Provided records:
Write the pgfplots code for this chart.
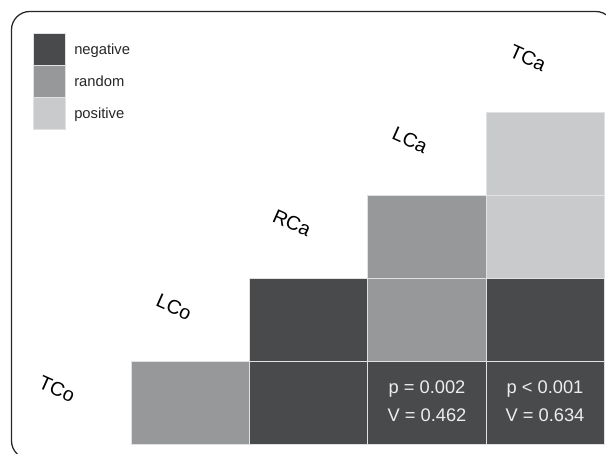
\documentclass[border=0pt]{standalone}
\usepackage{pgfplots}
\pgfplotsset{compat=1.18}
\usepackage{fontspec}
\setmainfont{Liberation Sans}
\definecolor{cneg}{RGB}{73,74,76}
\definecolor{cran}{RGB}{151,152,154}
\definecolor{cpos}{RGB}{201,202,204}
\definecolor{cline}{RGB}{225,225,227}
\begin{document}
\begin{tikzpicture}
\begin{axis}[
  name=main,
  scale only axis, width=15.15cm, height=11.35cm,
  xmin=0, xmax=606, ymin=0, ymax=454, y dir=reverse,
  hide axis, clip=true,
  every axis plot/.style={draw=cline, line width=0.6pt},
]
% matrix cells
% row TCo
\addplot[fill=cran] coordinates {(131,361) (249,361) (249,444) (131,444)} -- cycle;
\addplot[fill=cneg] coordinates {(249,361) (367,361) (367,444) (249,444)} -- cycle;
\addplot[fill=cneg] coordinates {(367,361) (486,361) (486,444) (367,444)} -- cycle;
\addplot[fill=cneg] coordinates {(486,361) (604,361) (604,444) (486,444)} -- cycle;
% row LCo
\addplot[fill=cneg] coordinates {(249,278) (367,278) (367,361) (249,361)} -- cycle;
\addplot[fill=cran] coordinates {(367,278) (486,278) (486,361) (367,361)} -- cycle;
\addplot[fill=cneg] coordinates {(486,278) (604,278) (604,361) (486,361)} -- cycle;
% row RCa
\addplot[fill=cran] coordinates {(367,195) (486,195) (486,278) (367,278)} -- cycle;
\addplot[fill=cpos] coordinates {(486,195) (604,195) (604,278) (486,278)} -- cycle;
% row LCa
\addplot[fill=cpos] coordinates {(486,112) (604,112) (604,195) (486,195)} -- cycle;
% legend squares
\addplot[fill=cneg] coordinates {(33,33) (65,33) (65,65.5) (33,65.5)} -- cycle;
\addplot[fill=cran] coordinates {(33,65.5) (65,65.5) (65,97.5) (33,97.5)} -- cycle;
\addplot[fill=cpos] coordinates {(33,97.5) (65,97.5) (65,129.5) (33,129.5)} -- cycle;
% frame
\draw[black!85, line width=0.9pt, rounded corners=13pt] (axis cs:11.5,11.5) rectangle (axis cs:614,459);
% legend text
\node[anchor=base west, inner sep=0pt, font=\fontsize{10.5}{12}\selectfont, text=black!85] at (axis cs:74,55) {negative};
\node[anchor=base west, inner sep=0pt, font=\fontsize{10.5}{12}\selectfont, text=black!85] at (axis cs:74,87) {random};
\node[anchor=base west, inner sep=0pt, font=\fontsize{10.5}{12}\selectfont, text=black!85] at (axis cs:74,119) {positive};
% diagonal labels
\node[rotate=-24, inner sep=0pt, font=\fontsize{14}{16}\selectfont] at (axis cs:57,389) {TCo};
\node[rotate=-24, inner sep=0pt, font=\fontsize{14}{16}\selectfont] at (axis cs:174,307) {LCo};
\node[rotate=-24, inner sep=0pt, font=\fontsize{14}{16}\selectfont] at (axis cs:292,223) {RCa};
\node[rotate=-24, inner sep=0pt, font=\fontsize{14}{16}\selectfont] at (axis cs:410,140) {LCa};
\node[rotate=-24, inner sep=0pt, font=\fontsize{14}{16}\selectfont] at (axis cs:528,58) {TCa};
% cell statistics
\node[anchor=base, text=white!93!black, font=\fontsize{13}{15}\selectfont] at (axis cs:427,393) {p = 0.002};
\node[anchor=base, text=white!93!black, font=\fontsize{13}{15}\selectfont] at (axis cs:427,421) {V = 0.462};
\node[anchor=base, text=white!93!black, font=\fontsize{13}{15}\selectfont] at (axis cs:545,393) {p < 0.001};
\node[anchor=base, text=white!93!black, font=\fontsize{13}{15}\selectfont] at (axis cs:545,421) {V = 0.634};
\end{axis}
\pgfresetboundingbox
\path[use as bounding box] (main.south west) rectangle (main.north east);
\end{tikzpicture}
\end{document}
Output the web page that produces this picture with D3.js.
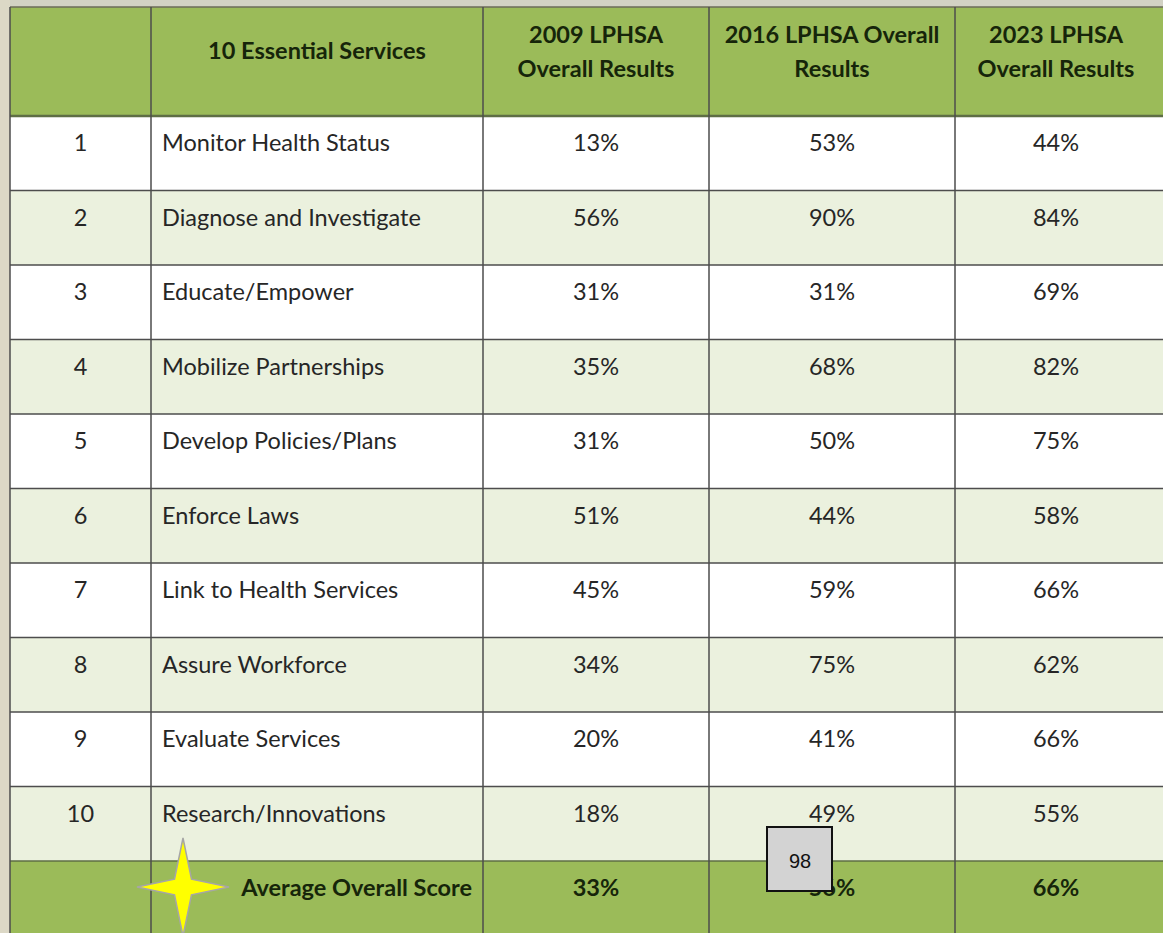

Exercise description: Will you restate every entry word for word and omit the images?

Expected output:
Write the pgfplots code for this chart.
\documentclass[border=0pt]{standalone}
\usepackage{pgfplots}
\pgfplotsset{compat=1.18}
\usepackage{fontspec}
\setmainfont{Liberation Sans}
\definecolor{cneg}{RGB}{73,74,76}
\definecolor{cran}{RGB}{151,152,154}
\definecolor{cpos}{RGB}{201,202,204}
\definecolor{cline}{RGB}{225,225,227}
\begin{document}
\begin{tikzpicture}
\begin{axis}[
  name=main,
  scale only axis, width=15.15cm, height=11.35cm,
  xmin=0, xmax=606, ymin=0, ymax=454, y dir=reverse,
  hide axis, clip=true,
  every axis plot/.style={draw=cline, line width=0.6pt},
]
% matrix cells
% row TCo
\addplot[fill=cran] coordinates {(131,361) (249,361) (249,444) (131,444)} -- cycle;
\addplot[fill=cneg] coordinates {(249,361) (367,361) (367,444) (249,444)} -- cycle;
\addplot[fill=cneg] coordinates {(367,361) (486,361) (486,444) (367,444)} -- cycle;
\addplot[fill=cneg] coordinates {(486,361) (604,361) (604,444) (486,444)} -- cycle;
% row LCo
\addplot[fill=cneg] coordinates {(249,278) (367,278) (367,361) (249,361)} -- cycle;
\addplot[fill=cran] coordinates {(367,278) (486,278) (486,361) (367,361)} -- cycle;
\addplot[fill=cneg] coordinates {(486,278) (604,278) (604,361) (486,361)} -- cycle;
% row RCa
\addplot[fill=cran] coordinates {(367,195) (486,195) (486,278) (367,278)} -- cycle;
\addplot[fill=cpos] coordinates {(486,195) (604,195) (604,278) (486,278)} -- cycle;
% row LCa
\addplot[fill=cpos] coordinates {(486,112) (604,112) (604,195) (486,195)} -- cycle;
% legend squares
\addplot[fill=cneg] coordinates {(33,33) (65,33) (65,65.5) (33,65.5)} -- cycle;
\addplot[fill=cran] coordinates {(33,65.5) (65,65.5) (65,97.5) (33,97.5)} -- cycle;
\addplot[fill=cpos] coordinates {(33,97.5) (65,97.5) (65,129.5) (33,129.5)} -- cycle;
% frame
\draw[black!85, line width=0.9pt, rounded corners=13pt] (axis cs:11.5,11.5) rectangle (axis cs:614,459);
% legend text
\node[anchor=base west, inner sep=0pt, font=\fontsize{10.5}{12}\selectfont, text=black!85] at (axis cs:74,55) {negative};
\node[anchor=base west, inner sep=0pt, font=\fontsize{10.5}{12}\selectfont, text=black!85] at (axis cs:74,87) {random};
\node[anchor=base west, inner sep=0pt, font=\fontsize{10.5}{12}\selectfont, text=black!85] at (axis cs:74,119) {positive};
% diagonal labels
\node[rotate=-24, inner sep=0pt, font=\fontsize{14}{16}\selectfont] at (axis cs:57,389) {TCo};
\node[rotate=-24, inner sep=0pt, font=\fontsize{14}{16}\selectfont] at (axis cs:174,307) {LCo};
\node[rotate=-24, inner sep=0pt, font=\fontsize{14}{16}\selectfont] at (axis cs:292,223) {RCa};
\node[rotate=-24, inner sep=0pt, font=\fontsize{14}{16}\selectfont] at (axis cs:410,140) {LCa};
\node[rotate=-24, inner sep=0pt, font=\fontsize{14}{16}\selectfont] at (axis cs:528,58) {TCa};
% cell statistics
\node[anchor=base, text=white!93!black, font=\fontsize{13}{15}\selectfont] at (axis cs:427,393) {p = 0.002};
\node[anchor=base, text=white!93!black, font=\fontsize{13}{15}\selectfont] at (axis cs:427,421) {V = 0.462};
\node[anchor=base, text=white!93!black, font=\fontsize{13}{15}\selectfont] at (axis cs:545,393) {p < 0.001};
\node[anchor=base, text=white!93!black, font=\fontsize{13}{15}\selectfont] at (axis cs:545,421) {V = 0.634};
\end{axis}
\pgfresetboundingbox
\path[use as bounding box] (main.south west) rectangle (main.north east);
\end{tikzpicture}
\end{document}
Output the web page that produces this picture with D3.js.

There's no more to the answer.